● Written problem: No pictures go into the copy. Write out exactly the lines below from the one containing "Generate a Python" through the one containing "fontweight='bold', color='#555555')".

● Task data:
· · · ·
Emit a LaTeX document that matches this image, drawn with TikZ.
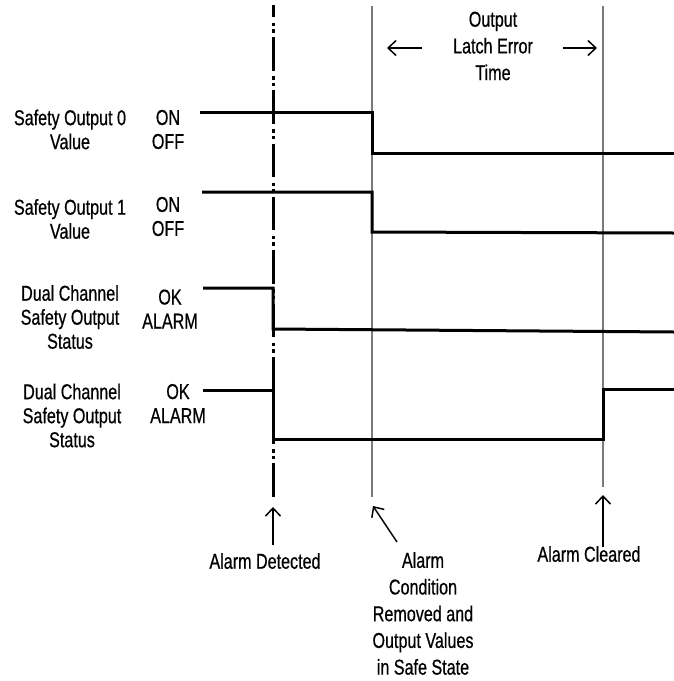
\documentclass[tikz,border=0pt]{standalone}
\usepackage{fontspec}
\setmainfont{Liberation Sans}[FakeStretch=0.75,FakeBold=0.6]
\usetikzlibrary{arrows.meta}

\begin{document}
\begin{tikzpicture}[x=1pt,y=-1pt,
	sig/.style={line width=3pt},
	gridline/.style={line width=2.2pt,draw=black!52},
	alarmline/.style={line width=3pt,dash pattern=on 33.5pt off 5.5pt on 3.5pt off 3pt on 3.5pt off 4.3pt,dash phase=21.3pt},
	lbl/.style={align=center,inner sep=0pt,font=\fontsize{21.5}{24}\selectfont},
	note/.style={align=center,inner sep=0pt,font=\fontsize{21.5}{26.7}\selectfont},
	pointer/.style={line width=1.5pt,-{Straight Barb[length=8pt,width=15pt]}}]
	
		\useasboundingbox (0,0) rectangle (674,681);
		
		% time marks
		\coordinate (a) at (273,5);
		\coordinate (a') at (273,500);
		\coordinate (b) at (372,6);
		\coordinate (b') at (372,497);
		\coordinate (c) at (603,6);
		\coordinate (c') at (603,487);
		\draw[gridline] (b) -- (b');
		\draw[gridline] (c) -- (c');
		
		% waveforms
		\draw[sig] (200,112) -- (372,112) -- (372,153) -- (674,153);
		\draw[sig] (202,192) -- (372,192) -- (372,232) -- (674,233);
		\draw[sig] (203,288) -- (273,288) -- (273,329) -- (674,332);
		\draw[sig] (203,390) -- (273,390) -- (273,439) -- (603,439) -- (603,389) -- (674,389);
		\draw[alarmline] (a) -- (a');
		
		% signal names and states
		\node[lbl] (out0) at (70,129.5) {Safety Output 0\\Value};
		\node[lbl] (out1) at (70,219) {Safety Output 1\\Value};
		\node[lbl] (dual0) at (70,317) {Dual Channel\\Safety Output\\Status};
		\node[lbl] (dual1) at (72,415.5) {Dual Channel\\Safety Output\\Status};
		\node[lbl] (st0) at (168,129.5) {ON\\OFF};
		\node[lbl] (st1) at (168,216.5) {ON\\OFF};
		\node[lbl] (st2) at (170,309) {OK\\ALARM};
		\node[lbl] (st3) at (178,403.5) {OK\\ALARM};
		
		% latch error time
		\node[note] (latch) at (493,46) {Output\\Latch Error\\Time};
		\coordinate (la) at (422,48);
		\coordinate (la') at (387,48);
		\coordinate (lb) at (563,48);
		\coordinate (lb') at (597,48);
		\draw[pointer] (la) -- (la');
		\draw[pointer] (lb) -- (lb');
		
		% events
		\node[note] (det) at (265,561) {Alarm Detected};
		\node[note] (rem) at (423,613.5) {Alarm\\Condition\\Removed and\\Output Values\\in Safe State};
		\node[note] (clr) at (589,554) {Alarm Cleared};
		\coordinate (p) at (273,545);
		\coordinate (p') at (273,507);
		\coordinate (q) at (397,542);
		\coordinate (q') at (373,506);
		\coordinate (r) at (603,547);
		\coordinate (r') at (603,495);
		\draw[pointer] (p) -- (p');
		\draw[pointer] (q) -- (q');
		\draw[pointer] (r) -- (r');
	\end{tikzpicture}
\end{document}
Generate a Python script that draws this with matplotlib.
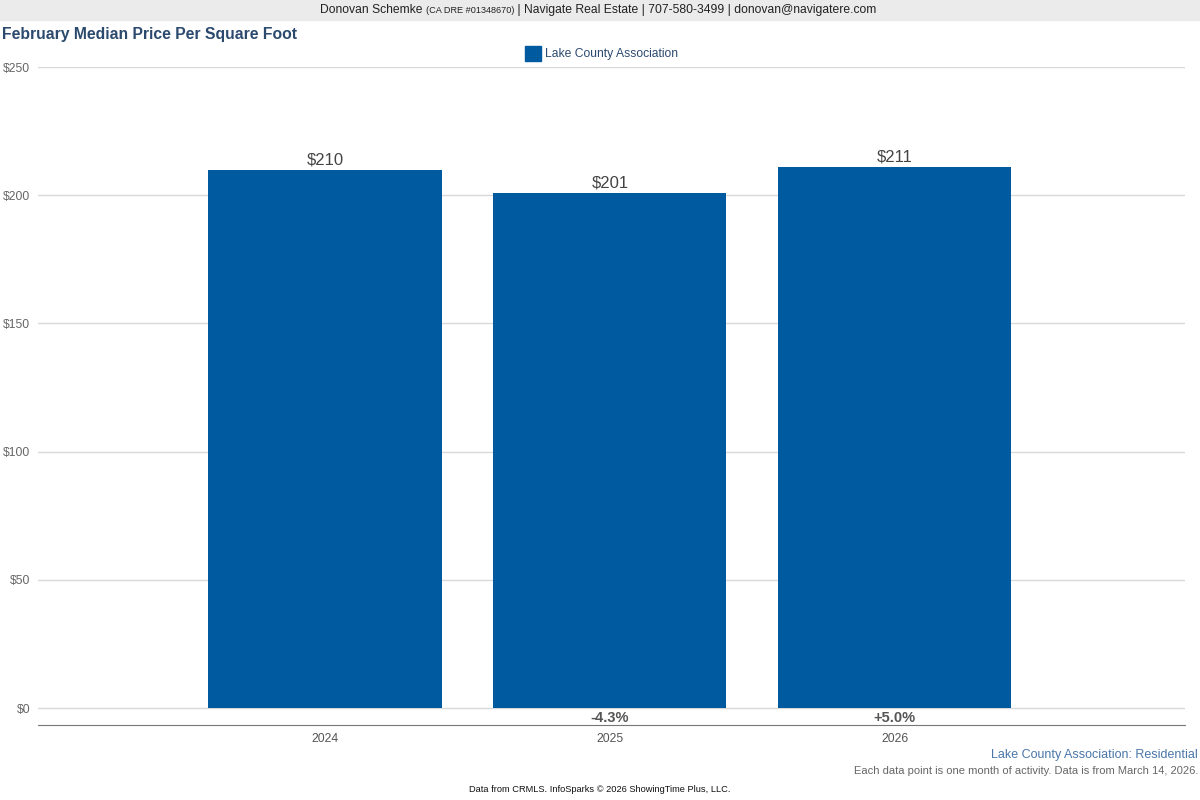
import matplotlib.pyplot as plt
from matplotlib.patches import Rectangle

plt.rcParams['font.family'] = ['Liberation Sans', 'DejaVu Sans']

# Data
years = ['2024', '2025', '2026']
price_sqft = [210, 201, 211]
changes = ['', '-4.3%', '+5.0%']
y_ticks = [0, 50, 100, 150, 200, 250]
y_labels = ['$0', '$50', '$100', '$150', '$200', '$250']

bar_color = '#005aa0'
title_color = '#2c4a6e'

fig = plt.figure(figsize=(12, 8), dpi=100)
ax = fig.add_axes([38 / 1200, 1 - 725 / 800, (1185 - 38) / 1200, (725 - 67) / 800])

x = range(len(years))
ax.bar(x, price_sqft, width=0.818, color=bar_color, zorder=3)

for i, v in enumerate(price_sqft):
    ax.annotate('$%d' % v, (i, v), xytext=(0, 1.5), textcoords='offset points',
                ha='center', va='bottom', fontsize=12, color='#444444')
    if changes[i]:
        ax.text(i, -3.9, changes[i], ha='center', va='center', fontsize=10.5,
                fontweight='bold', color='#555555')

ax.set_xlim(-1.007, 3.018)
ax.set_ylim(-6.6, 250)
ax.set_yticks(y_ticks)
ax.set_yticklabels(y_labels)
ax.set_xticks(list(x))
ax.set_xticklabels(years)
ax.grid(axis='y', color='#d9d9d9', linewidth=1, zorder=0)
ax.tick_params(axis='y', length=0, pad=5.5, labelsize=8.7, labelcolor='#666666')
ax.tick_params(axis='x', length=0, pad=6, labelsize=8.8, labelcolor='#555555')
for s in ['top', 'right', 'left']:
    ax.spines[s].set_visible(False)
ax.spines['bottom'].set_color('#777777')

# Header band
fig.patches.append(Rectangle((0, 1 - 20 / 800), 1, 20 / 800, transform=fig.transFigure,
                             color='#ebebeb', zorder=0))
t1 = fig.text(320 / 1200, 1 - 10 / 800, 'Donovan Schemke ', ha='left', va='center',
              fontsize=8.7, color='#222222')
t2 = fig.text(0, 0, '(CA DRE #01348670)', fontsize=6.6, color='#222222')
t2.set_transform(fig.transFigure)
fig.canvas.draw()
bb = t1.get_window_extent()
t2.set_position((bb.x1 / 1200, 1 - 10.5 / 800))
t2.set_va('center')
fig.canvas.draw()
bb2 = t2.get_window_extent()
fig.text(bb2.x1 / 1200, 1 - 10 / 800,
         ' | Navigate Real Estate | 707-580-3499 | donovan@navigatere.com',
         ha='left', va='center', fontsize=8.7, color='#222222')

fig.text(2 / 1200, 1 - 35 / 800, 'February Median Price Per Square Foot', ha='left',
         va='center', fontsize=11.35, fontweight='bold', color=title_color)

# Legend
fig.patches.append(Rectangle((525 / 1200, 1 - 61 / 800), 16 / 1200, 15 / 800,
                             transform=fig.transFigure, color=bar_color))
fig.text(545 / 1200, 1 - 53.5 / 800, 'Lake County Association', ha='left', va='center',
         fontsize=8.75, color=title_color)

# Footer
fig.text(1198 / 1200, 1 - 755 / 800, 'Lake County Association: Residential', ha='right',
         va='center', fontsize=9, color='#4a76a8')
fig.text(1198 / 1200, 1 - 771 / 800,
         'Each data point is one month of activity. Data is from March 14, 2026.',
         ha='right', va='center', fontsize=8, color='#666666')
fig.text(600 / 1200, 1 - 789 / 800, 'Data from CRMLS. InfoSparks \u00a9 2026 ShowingTime Plus, LLC.',
         ha='center', va='center', fontsize=6.7, color='#111111')

fig.savefig('out.png', dpi=100)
· · · ·
● Correct output:
Generate a Python script that draws this with matplotlib.
import matplotlib.pyplot as plt
from matplotlib.patches import Rectangle

plt.rcParams['font.family'] = ['Liberation Sans', 'DejaVu Sans']

# Data
years = ['2024', '2025', '2026']
price_sqft = [210, 201, 211]
changes = ['', '-4.3%', '+5.0%']
y_ticks = [0, 50, 100, 150, 200, 250]
y_labels = ['$0', '$50', '$100', '$150', '$200', '$250']

bar_color = '#005aa0'
title_color = '#2c4a6e'

fig = plt.figure(figsize=(12, 8), dpi=100)
ax = fig.add_axes([38 / 1200, 1 - 725 / 800, (1185 - 38) / 1200, (725 - 67) / 800])

x = range(len(years))
ax.bar(x, price_sqft, width=0.818, color=bar_color, zorder=3)

for i, v in enumerate(price_sqft):
    ax.annotate('$%d' % v, (i, v), xytext=(0, 1.5), textcoords='offset points',
                ha='center', va='bottom', fontsize=12, color='#444444')
    if changes[i]:
        ax.text(i, -3.9, changes[i], ha='center', va='center', fontsize=10.5,
                fontweight='bold', color='#555555')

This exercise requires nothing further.